From Tanizzle: For You
If you want the full "zombie internet" breakdown and why slop feels like spam with better lighting, we went deep on it in our AI slop article.
This problem also connects directly to zero-click search, where the fight is increasingly about visibility and trust, not just clicks: Google and the future of Zero-Click search.
And if you're trying to understand why "AI replacing humans" is the wrong framing, this is the mindset shift that keeps creators relevant.
Tanizzle FAQs: Knowledge Base
What is AI slop in simple terms?
AI slop is low-quality AI-generated content produced at scale that exists mainly to fill feeds, farm clicks, or manipulate discovery rather than genuinely help anyone.
Is AI slop the same as AI-generated content?
No. AI-generated content can be excellent. "Slop" is about low effort, low value, and mass output that feels like digital filler.
Why do people call it the "zombie internet"?
Because it creates the feeling of a web that's "moving" and "posting" but isn't meaningfully alive - lots of content, low human signal.
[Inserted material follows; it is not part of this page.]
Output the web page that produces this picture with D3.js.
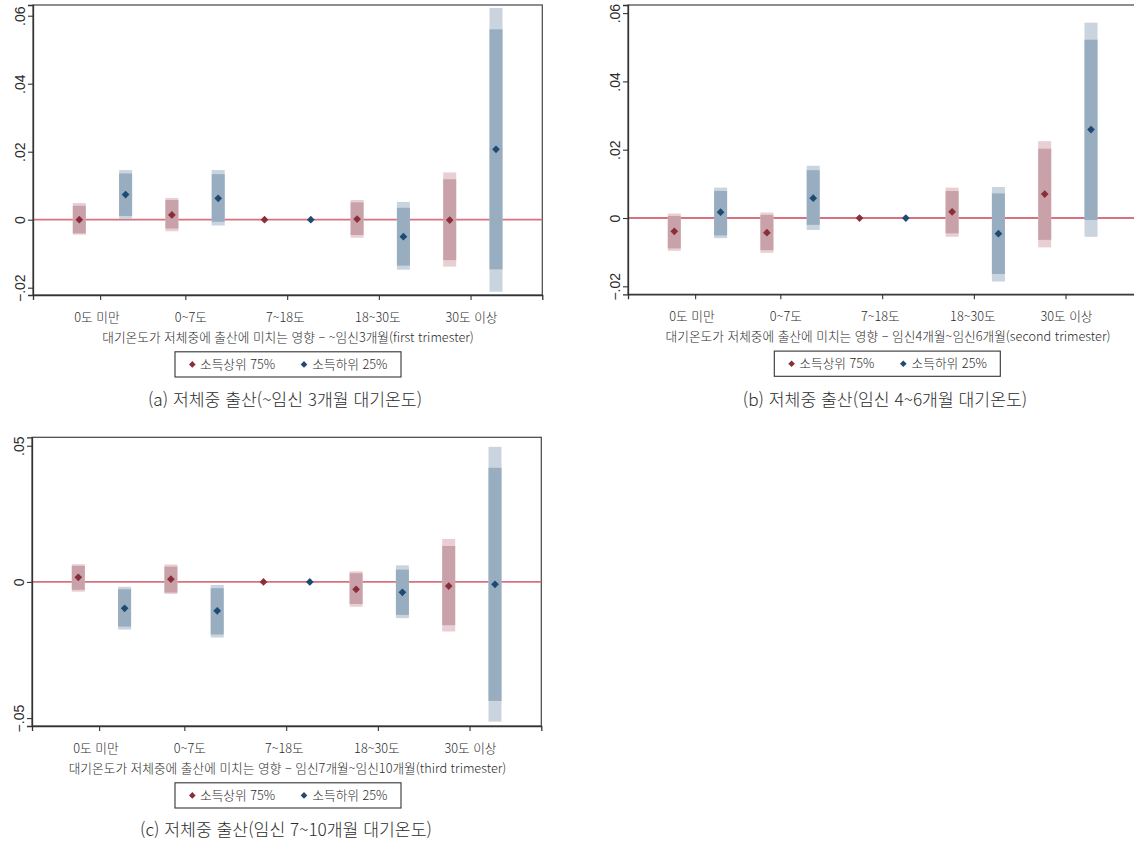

Does Google penalise AI slop?
Google says using AI isn't automatically bad, but generating lots of pages without value to manipulate rankings may violate spam policies around scaled content abuse.
How can I avoid making AI slop if I use AI tools?
Use AI to support your thinking, not replace it: add real structure, specifics, examples, and a clear point of view - and don't publish "because you can."
Is AI slop illegal?
Not inherently. But slop can overlap with illegal or harmful areas when it becomes deceptive, infringes copyright, impersonates people, or spreads misinformation.
Will AI slop get worse in 2026?
Unless incentives change, yes - because the tools keep getting cheaper and the output keeps scaling, which is exactly why trust and authority matter more than ever.